Before committing to any deal, ask to see the executed purchase contract. Verify that the contract is signed by the actual property owner, not a third party. Check that earnest money has been deposited with the title company. For a full breakdown of wholesaling compliance requirements by state, see our compliance guide.

General rules for avoiding wholesaling scams

  • Verify everything independently. Do not rely on documents provided by the other party. Call banks, title companies, and county offices yourself.
  • Use your own title company. A legitimate transaction should work with any reputable title company. Resistance to this is a red flag.
  • Require earnest money.
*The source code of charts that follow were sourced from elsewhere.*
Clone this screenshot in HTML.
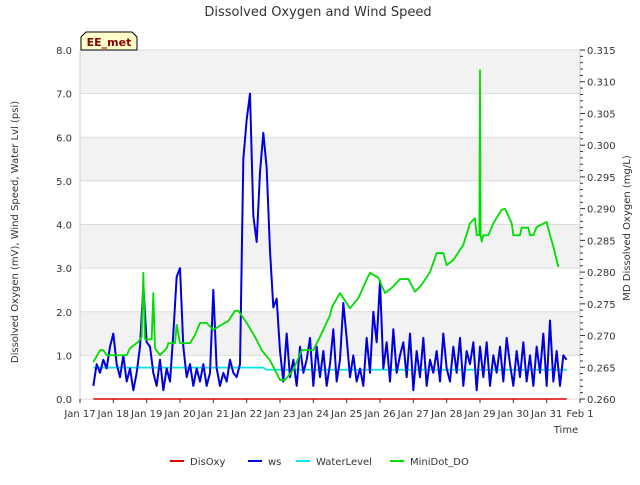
<!DOCTYPE html>
<html><head><meta charset="utf-8"><style>
body{margin:0;background:#fff;font-family:"Liberation Sans","DejaVu Sans",sans-serif}
svg text{font-family:"DejaVu Sans","Liberation Sans",sans-serif}
</style></head><body>
<svg id="c" width="640" height="480" xmlns="http://www.w3.org/2000/svg"></svg>
<script>
const dayTicks=["Jan 17","Jan 18","Jan 19","Jan 20","Jan 21","Jan 22","Jan 23","Jan 24","Jan 25","Jan 26","Jan 27","Jan 28","Jan 29","Jan 30","Jan 31","Feb 1"];
const leftTicks=[0,1,2,3,4,5,6,7,8];
const rightTicks=[0.26,0.265,0.27,0.275,0.28,0.285,0.29,0.295,0.30,0.305,0.31,0.315];
const wsStart=17.4, wsStep=0.1;
const wsValues=[0.3,0.8,0.6,0.9,0.7,1.2,1.5,
0.8,0.5,1.0,0.4,0.7,0.2,0.6,1.2,2.6,1.3,
1.2,0.6,0.3,0.9,0.2,0.7,0.4,1.5,2.8,3.0,
1.2,0.5,0.8,0.3,0.7,0.4,0.8,0.3,0.6,2.5,
0.7,0.3,0.6,0.4,0.9,0.6,0.5,0.8,5.5,6.4,
7.0,4.2,3.6,5.2,6.1,5.3,3.4,2.1,2.3,1.1,
0.4,1.5,0.5,0.9,0.3,1.2,0.6,0.9,1.4,0.3,
1.2,0.5,1.1,0.3,0.8,1.6,0.4,0.9,2.2,1.4,
0.5,1.0,0.4,0.7,0.3,1.4,0.6,2.0,1.3,2.7,
0.7,1.3,0.4,1.6,0.6,1.0,1.3,0.5,1.5,0.2,
1.1,0.5,1.4,0.3,0.9,0.6,1.1,0.4,1.5,0.7,
0.4,1.2,0.6,1.4,0.3,1.1,0.8,1.3,0.2,1.2,
0.5,1.3,0.3,1.0,0.6,1.2,0.4,1.4,0.8,0.3,
1.1,0.5,1.3,0.4,1.0,0.3,1.2,0.6,1.5,0.3,
1.8,0.4,1.1,0.3,1.0,0.9];
const wlTimes=[17.4,22.5,22.6,31.6];
const wlValues=[0.72,0.72,0.67,0.67];
const doTimes=[17.4,17.6,17.7,17.8,18.4,18.5,18.75,18.85,18.9,18.95,19.15,19.2,19.25,19.4,19.6,19.65,19.85,19.9,20.0,20.3,20.45,20.6,20.8,21.0,21.25,21.45,21.65,21.75,22.0,22.25,22.45,22.7,23.0,23.15,23.4,23.65,24.0,24.2,24.5,24.56,24.8,25.1,25.35,25.6,25.7,25.95,26.15,26.35,26.6,26.85,27.05,27.25,27.5,27.7,27.9,28.0,28.2,28.5,28.7,28.85,28.9,28.98,29.0,29.02,29.05,29.1,29.25,29.4,29.65,29.75,29.95,30.0,30.2,30.25,30.45,30.5,30.6,30.7,31.0,31.05,31.2,31.35];
const doValues=[0.2658,0.2677,0.2677,0.2669,0.2669,0.268,0.269,0.2698,0.2799,0.2694,0.2694,0.2767,0.268,0.2669,0.268,0.2688,0.2688,0.2717,0.2688,0.2688,0.2701,0.272,0.272,0.2709,0.2717,0.2723,0.2739,0.2739,0.272,0.2698,0.2677,0.2661,0.263,0.263,0.2646,0.2677,0.2677,0.2698,0.2732,0.2745,0.2767,0.2743,0.2759,0.2788,0.2799,0.2791,0.2767,0.2775,0.2789,0.2789,0.2769,0.278,0.280,0.283,0.283,0.2811,0.2819,0.2843,0.2877,0.2885,0.2858,0.2858,0.3118,0.2858,0.2848,0.2858,0.2858,0.2877,0.2898,0.290,0.2877,0.2858,0.2858,0.287,0.287,0.2858,0.2858,0.2871,0.2879,0.2868,0.284,0.2808];
const disTimes=[17.4,31.6];
const disValues=[0,0];

const L=80,R=580,T=50,B=399;
const X=d=>L+(d-17)/15*(R-L);
const Y=v=>B-v/8*(B-T);
const Y2=v=>B-(v-0.26)/0.055*(B-T);
const svg=document.getElementById('c');
const NS='http://www.w3.org/2000/svg';
function mk(tag,attrs,parent){const e=document.createElementNS(NS,tag);for(const k in attrs)e.setAttribute(k,attrs[k]);(parent||svg).appendChild(e);return e;}

let bg=mk('rect',{x:L,y:T,width:R-L,height:B-T,fill:'#fff'});


for(let i=1;i<8;i+=2){let b=mk('rect',{x:L,y:Y(i+1),width:R-L,height:Y(i)-Y(i+1),fill:'#f2f2f2'});

}
leftTicks.forEach(v=>{mk('line',{x1:L,x2:R,y1:Y(v),y2:Y(v),stroke:'#dcdcdc','stroke-width':1});
let t=mk('text',{x:L-8,y:Y(v)+4,'text-anchor':'end','font-size':10,fill:'#333'});t.textContent=v.toFixed(1);

});
mk('line',{x1:L,x2:L,y1:T,y2:B,stroke:'#ccc'});
mk('line',{x1:R,x2:R,y1:T,y2:B,stroke:'#ccc'});
dayTicks.forEach((s,i)=>{let x=X(17+i);mk('line',{x1:x,x2:x,y1:B,y2:B+4,stroke:'#333'});
let t=mk('text',{x:x,y:B+18,'text-anchor':'middle','font-size':10,fill:'#333'});t.textContent=s;

});
for(let k=0;k<=55;k++){let v=0.26+k*0.001;let maj=k%5==0;mk('line',{x1:R,x2:R+(maj?5:3),y1:Y2(v),y2:Y2(v),stroke:'#333'});}
rightTicks.forEach(v=>{let t=mk('text',{x:R+7,y:Y2(v)+4,'font-size':10,fill:'#333'});t.textContent=v.toFixed(3);

});

function line(pts,color,w,name){let p=mk('polyline',{points:pts.map(q=>q.join(',')).join(' '),fill:'none',stroke:color,'stroke-width':w,'stroke-linejoin':'round'});

}
line(disTimes.map((t,i)=>[X(t),Y(disValues[i])]),'#dd0000',1.5,'disoxy-line');
line(wlTimes.map((t,i)=>[X(t),Y(wlValues[i])]),'#00e5ee',1.8,'waterlevel-line');
line(wsValues.map((v,i)=>[X(wsStart+i*wsStep),Y(v)]),'#0000dd',2,'ws-line');
line(doTimes.map((t,i)=>[X(t),Y2(doValues[i])]),'#00dd00',1.8,'minidot-line');

function txt(s,attrs,name){let t=mk('text',attrs);t.textContent=s;

return t;}
txt('Dissolved Oxygen and Wind Speed',{x:318,y:16,'text-anchor':'middle','font-size':13,fill:'#333'},'chart-title');
txt('Time',{x:566,y:433,'text-anchor':'middle','font-size':10,fill:'#333'},'x-axis-title');
txt('Dissolved Oxygen (mV), Wind Speed, Water Lvl (psi)',{x:0,y:0,'font-size':10,fill:'#333','text-anchor':'middle',transform:'translate(18,232) rotate(-90)'},'y-axis-title');
txt('MD Dissolved Oxygen (mg/L)',{x:0,y:0,'font-size':10,fill:'#333','text-anchor':'middle',transform:'translate(630,228) rotate(-90)'},'right-axis-title');
let tag=mk('path',{d:'M81,50 L81,37 L86,32 L132,32 L137,37 L137,50 Z',fill:'#ffffcc',stroke:'#000'});


txt('EE_met',{x:109,y:46,'text-anchor':'middle','font-size':11,'font-weight':'bold',fill:'#8b0000'},'station-label');
const leg=[['DisOxy','#dd0000',170],['ws','#0000dd',248],['WaterLevel','#00e5ee',296],['MiniDot_DO','#00dd00',390]];
leg.forEach(l=>{let g=mk('g',{});


mk('line',{x1:l[2],x2:l[2]+14,y1:461,y2:461,stroke:l[1],'stroke-width':2},g);
let t=mk('text',{x:l[2]+20,y:465,'font-size':10,fill:'#333'},g);t.textContent=l[0];});
</script>
</body></html>
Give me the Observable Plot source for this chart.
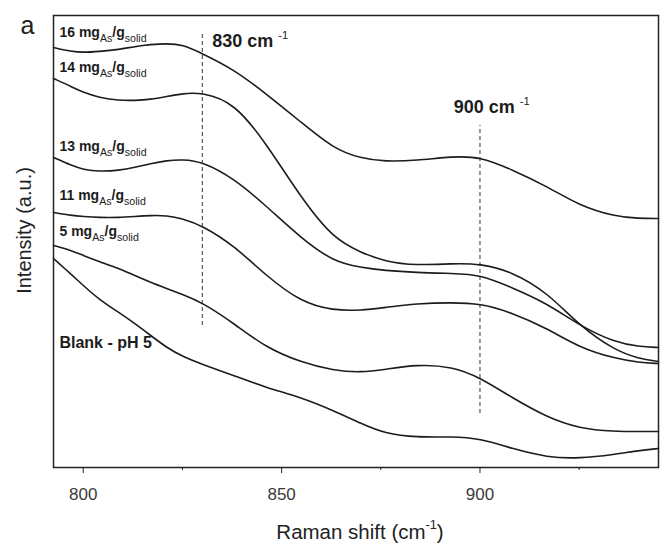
<!DOCTYPE html>
<html>
<head>
<meta charset="utf-8">
<script src="https://cdn.jsdelivr.net/npm/d3@7"></script>
<script src="https://cdn.jsdelivr.net/npm/@observablehq/plot@0.6"></script>
<style>
  html, body { margin: 0; padding: 0; background: #fff; }
  #chart { width: 660px; height: 543px; }
</style>
</head>
<body>
<div id="chart"></div>
<script>
// Raman shift (cm^-1)
const wavenumber = [792.5, 797, 800, 804, 809, 813, 817, 821, 825, 830, 838, 846, 855, 863, 870, 876, 884, 893, 900, 908, 917, 925, 934, 940, 945];

// Intensity (a.u.)
const s16   = [4.20, 4.16, 4.15, 4.16, 4.18, 4.21, 4.23, 4.24, 4.23, 4.14, 3.98, 3.74, 3.45, 3.19, 3.09, 3.06, 3.07, 3.11, 3.11, 2.98, 2.81, 2.62, 2.51, 2.49, 2.49];
const s14   = [3.89, 3.81, 3.75, 3.70, 3.67, 3.67, 3.68, 3.71, 3.74, 3.75, 3.65, 3.25, 2.69, 2.29, 2.15, 2.06, 2.02, 2.04, 2.04, 1.96, 1.75, 1.42, 1.17, 1.09, 1.06];
const s13   = [3.10, 3.02, 2.98, 2.96, 2.97, 3.00, 3.04, 3.07, 3.08, 3.06, 2.89, 2.62, 2.29, 2.06, 2.00, 1.97, 1.95, 1.94, 1.93, 1.80, 1.64, 1.42, 1.25, 1.21, 1.20];
const s11   = [2.55, 2.52, 2.51, 2.50, 2.50, 2.51, 2.52, 2.52, 2.49, 2.42, 2.22, 1.92, 1.65, 1.57, 1.57, 1.60, 1.64, 1.65, 1.64, 1.55, 1.39, 1.20, 1.09, 1.05, 1.04];
const s5    = [2.22, 2.17, 2.12, 2.06, 1.99, 1.92, 1.85, 1.79, 1.73, 1.65, 1.44, 1.20, 1.05, 0.97, 0.95, 0.98, 1.03, 1.01, 0.90, 0.70, 0.50, 0.39, 0.36, 0.36, 0.36];
const blank = [2.09, 1.93, 1.82, 1.68, 1.55, 1.44, 1.32, 1.20, 1.11, 1.03, 0.92, 0.80, 0.70, 0.57, 0.44, 0.34, 0.30, 0.31, 0.29, 0.19, 0.10, 0.09, 0.13, 0.17, 0.19];

const seriesNames = ["16 mg_{As}/g_{solid}", "14 mg_{As}/g_{solid}", "13 mg_{As}/g_{solid}", "11 mg_{As}/g_{solid}", "5 mg_{As}/g_{solid}", "Blank - pH 5"];
const seriesValues = [s16, s14, s13, s11, s5, blank];

// curve labels (anchor in data units)
const labelX = [794, 794, 794, 794, 794, 794];
const labelY = [4.345, 3.995, 3.205, 2.715, 2.355, 1.25];

// reference band markers
const markerX = [830, 900];
const markerTop = [4.35, 3.42];
const markerBottom = [1.42, 0.54];
const markerText = ["830 cm ^{-1}", "900 cm ^{-1}"];
const markerTextX = [832.5, 893.4];
const markerTextY = [4.26, 3.60];

const majorTicks = [800, 850, 900];
const minorTicks = [825, 875, 925];
const xDomain = [792.5, 945];
const yDomain = [0, 4.52];

const xLabel = "Raman shift (cm^{-1})";
const yLabel = "Intensity (a.u.)";
const panelLabel = "a";

const rows = [];
seriesNames.forEach((name, i) => {
  wavenumber.forEach((w, j) => rows.push({series: name, w, I: seriesValues[i][j]}));
});
const markers = markerX.map((x, i) => ({x, y1: markerBottom[i], y2: markerTop[i], text: markerText[i], tx: markerTextX[i], ty: markerTextY[i]}));

const ink = "#1c1c1c";
const plot = Plot.plot({
  width: 660,
  height: 543,
  marginLeft: 53,
  marginRight: 2,
  marginTop: 15,
  marginBottom: 76,
  style: {fontFamily: "Arial, 'Liberation Sans', Helvetica, sans-serif", background: "#fff", color: ink},
  x: {domain: xDomain},
  y: {domain: yDomain, axis: null},
  marks: [
    Plot.ruleX(markers, {x: "x", y1: "y1", y2: "y2", stroke: "#333", strokeWidth: 1, strokeDasharray: "4,3"}),
    Plot.line(rows, {x: "w", y: "I", z: "series", curve: "basis", stroke: ink, strokeWidth: 1.6}),
    Plot.frame({stroke: "#222", strokeWidth: 1.5}),
    Plot.axisX({ticks: majorTicks, tickSize: 6, tickPadding: 14, fontSize: 17, label: null, stroke: "#222", fill: "#3a3a3a"}),
    Plot.axisX({ticks: minorTicks, tickSize: 3, tickFormat: () => "", label: null, stroke: "#222"}),
    Plot.text(seriesNames, {x: labelX, y: labelY, text: d => d, textAnchor: "start", lineAnchor: "middle",
      fontSize: (d) => d.startsWith("Blank") ? 16 : 14, fontWeight: "bold", fill: ink}),
    Plot.text(markers, {x: "tx", y: "ty", text: "text", textAnchor: "start", lineAnchor: "middle", fontSize: 18, fontWeight: "bold", fill: ink}),
    Plot.text([xLabel], {frameAnchor: "bottom", text: d => d, dx: 4, dy: 64.6, lineAnchor: "middle", fontSize: 20.5, fill: "#222"}),
    Plot.text([yLabel], {x: [xDomain[0]], y: [2.37], text: d => d, rotate: -90, dx: -29, lineAnchor: "middle", textAnchor: "middle", fontSize: 20, fill: "#222"}),
    Plot.text([panelLabel], {x: [xDomain[0]], y: [4.42], text: d => d, dx: -33, textAnchor: "start", lineAnchor: "middle", fontSize: 25, fill: "#222"})
  ]
});

// turn _{...} and ^{...} into sub/superscript tspans
function richify(root) {
  d3.select(root).selectAll("text").each(function() {
    const txt = this.textContent;
    if (!/[_^]\{/.test(txt)) return;
    const parts = [];
    const re = /([_^])\{([^}]*)\}/g;
    let last = 0, m;
    while ((m = re.exec(txt))) {
      if (m.index > last) parts.push({t: txt.slice(last, m.index), s: 0});
      parts.push(m[1] === "_" ? {t: m[2], s: 0.3, k: 0.76} : {t: m[2], s: -0.45, k: 0.62});
      last = re.lastIndex;
    }
    if (last < txt.length) parts.push({t: txt.slice(last), s: 0});
    const el = d3.select(this);
    el.text(null);
    let shift = 0;
    for (const p of parts) {
      const ts = el.append("tspan").text(p.t);
      if (p.s === 0) {
        if (shift !== 0) ts.attr("dy", (-shift) + "em");
        shift = 0;
      } else {
        ts.attr("font-size", p.k + "em").attr("font-weight", "normal").attr("dy", ((p.s - shift) / p.k).toFixed(3) + "em");
        shift = p.s;
      }
    }
  });
}
richify(plot);
document.getElementById("chart").appendChild(plot);
</script>
</body>
</html>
Real buyers put real money at risk. No earnest money means no commitment.
  • Check public records. Verify ownership, liens, and encumbrances through the county clerk, not through documents someone hands you.
  • Trust your numbers. If a deal looks too good to be true, run your own comp analysis and repair estimate. Scams rely on urgency to prevent due diligence.
  • Know your state's laws. Wholesaling regulations vary significantly by state. Review our state compliance guides before operating in any market.

Bottom line

Most wholesaling scams exploit urgency, information asymmetry, or the victim's desire for a shortcut. The defense against all of them is the same: verify independently, protect yourself contractually, and never let anyone rush you past due diligence. Legitimate wholesaling is a real business built on real contracts, real buyers, and transparent pricing.